Summary: grep -f uses lot of memory
Product: [Fedora] Fedora Reporter: Jens Petersen <petersen>
Component: grepAssignee: Jaroslav Škarvada <jskarvad>
Status: CLOSED NOTABUG QA Contact: Fedora Extras Quality Assurance <extras-qa>
Severity: unspecified Docs Contact:
Priority: unspecified    
Version: rawhideCC: jskarvad, lkundrak
Target Milestone: ---   
Target Release: ---   
Hardware: Unspecified   
OS: Unspecified   
Whiteboard:
Fixed In Version: Doc Type: Bug Fix
Doc Text:
Story Points: ---
Clone Of: Environment:
Last Closed: 2013-10-09 09:38:09 UTC Type: Bug
Regression: --- Mount Type: ---
Documentation: --- CRM:
Verified Versions: Category: ---
oVirt Team: --- RHEL 7.3 requirements from Atomic Host:
Cloudforms Team: --- Target Upstream Version:

Description Jens Petersen 2013-10-09 08:12:04 UTC
Description of problem:
grep -f seems to use many gigs of memory for a large input fail.
The resources used seem far greater than the size of the inputs.

Steps to Reproduce:
$ koji list-tagged f19 | tail -n +3 | awk '{print $1}' > f19
$ koji list-tagged f19-updates | tail -n +3 | awk '{print $1}' > f19-updates
$ wc -l f19 f19-updates
 13606 371784 f19.tagged
  4176 110596 f19-updates.tagged
$ grep -f f19-updates f19

Actual results:
Uses many gigs of ram: I killed the process as it reached 10GB...

Expected results:
Memory usage to be more constant in space and time.

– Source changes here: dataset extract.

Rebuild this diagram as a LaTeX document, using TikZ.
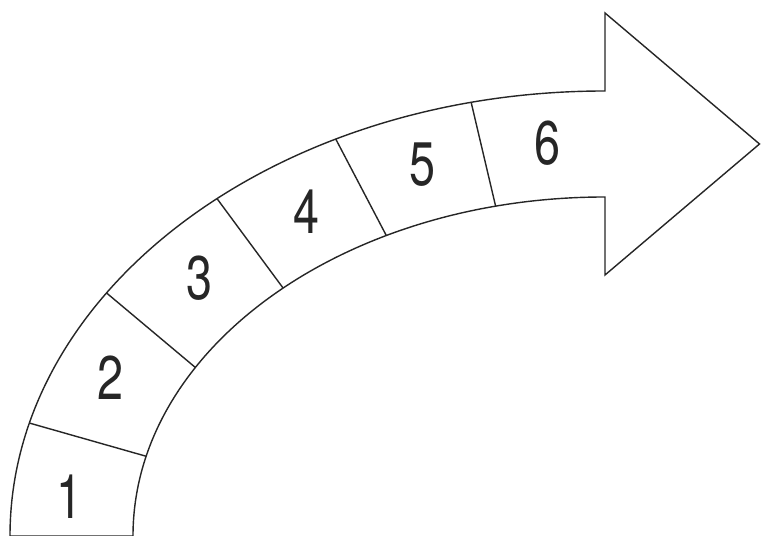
\documentclass[tikz,border=0pt]{standalone}
\usepackage{fontspec}
\setsansfont{TeX Gyre Heros}
\newfontfamily\stepfont[FakeStretch=0.76]{TeX Gyre Heros}
\definecolor{arwink}{HTML}{262626}
\definecolor{arwfill}{HTML}{FFFFFF}
\usetikzlibrary{calc}

\begin{document}
\begin{tikzpicture}[
    every node/.style={font=\sffamily},
    band/.style={draw=arwink, fill=arwfill, line width=0.8pt, line join=miter},
    divider/.style={draw=arwink, line width=0.8pt},
    stepnum/.style={font=\stepfont\fontsize{35}{40}\selectfont, text=arwink, inner sep=0pt},
  ]
  \useasboundingbox (0,0) rectangle (15.22,10.72);

  \coordinate (O) at (12.1,0);

  % curved shaft with the head
  \draw[band] (O) ++(180:11.9 and 8.9)
    arc[start angle=180, end angle=90, x radius=11.9, y radius=8.9]
    -- (12.1,10.46) coordinate (HT) -- (15.19,7.84) coordinate (TIP)
    -- (12.1,5.22) coordinate (HB) -- (12.1,6.78)
    arc[start angle=90, end angle=180, x radius=9.44, y radius=6.78] -- cycle;

  \path (O) ++(165.3:11.9 and 8.9) coordinate (out1) (O) ++(166.4:9.44 and 6.78) coordinate (in1);
  \path (O) ++(146.9:11.9 and 8.9) coordinate (out2) (O) ++(150.2:9.44 and 6.78) coordinate (in2);
  \path (O) ++(130.7:11.9 and 8.9) coordinate (out3) (O) ++(133.0:9.44 and 6.78) coordinate (in3);
  \path (O) ++(116.9:11.9 and 8.9) coordinate (out4) (O) ++(117.6:9.44 and 6.78) coordinate (in4);
  \path (O) ++(103.0:11.9 and 8.9) coordinate (out5) (O) ++(103.4:9.44 and 6.78) coordinate (in5);

  \draw[divider] (out1) -- (in1);
  \draw[divider] (out2) -- (in2);
  \draw[divider] (out3) -- (in3);
  \draw[divider] (out4) -- (in4);
  \draw[divider] (out5) -- (in5);

  \node[stepnum] (S1) at (1.38,0.78) {1};
  \node[stepnum] (S2) at (2.20,3.16) {2};
  \node[stepnum] (S3) at (3.98,5.16) {3};
  \node[stepnum] (S4) at (6.12,6.48) {4};
  \node[stepnum] (S5) at (8.45,7.42) {5};
  \node[stepnum] (S6) at (10.94,7.86) {6};

\end{tikzpicture}
\end{document}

Comment 1 Jaroslav Škarvada 2013-10-09 08:39:31 UTC
For your use case, you should rather use:
$ grep -Ff f19-updates f19

Compiling and running cca. 112kB regex which includes wildcards can be really expensive.

Comment 2 Jens Petersen 2013-10-09 09:16:11 UTC
Ah yes good point.  Okay - dunno if there is anything more that can be done to improve the efficiency - I suppose I was wondering why grep keeps it all
in memory but that is surely something for upstream.  Likely this can be
closed..

Comment 3 Jaroslav Škarvada 2013-10-09 09:37:14 UTC
(In reply to Jens Petersen from comment #2)
> Ah yes good point.  Okay - dunno if there is anything more that can be done
> to improve the efficiency - I suppose I was wondering why grep keeps it all
> in memory but that is surely something for upstream.  Likely this can be
> closed..

I guess it is not worth to partially read the data from the disk and/or go through the multiple passes - there could be big performance penalty.

Also if you need the regex match, you can escape the 'dots' in your pattern file to significantly reduce the space of the problem:

$ sed -i 's/\./\\\./g' f19-updates

Then it required less than 2 GB of resident memory on my box.

Closing as notabug according to previous comments.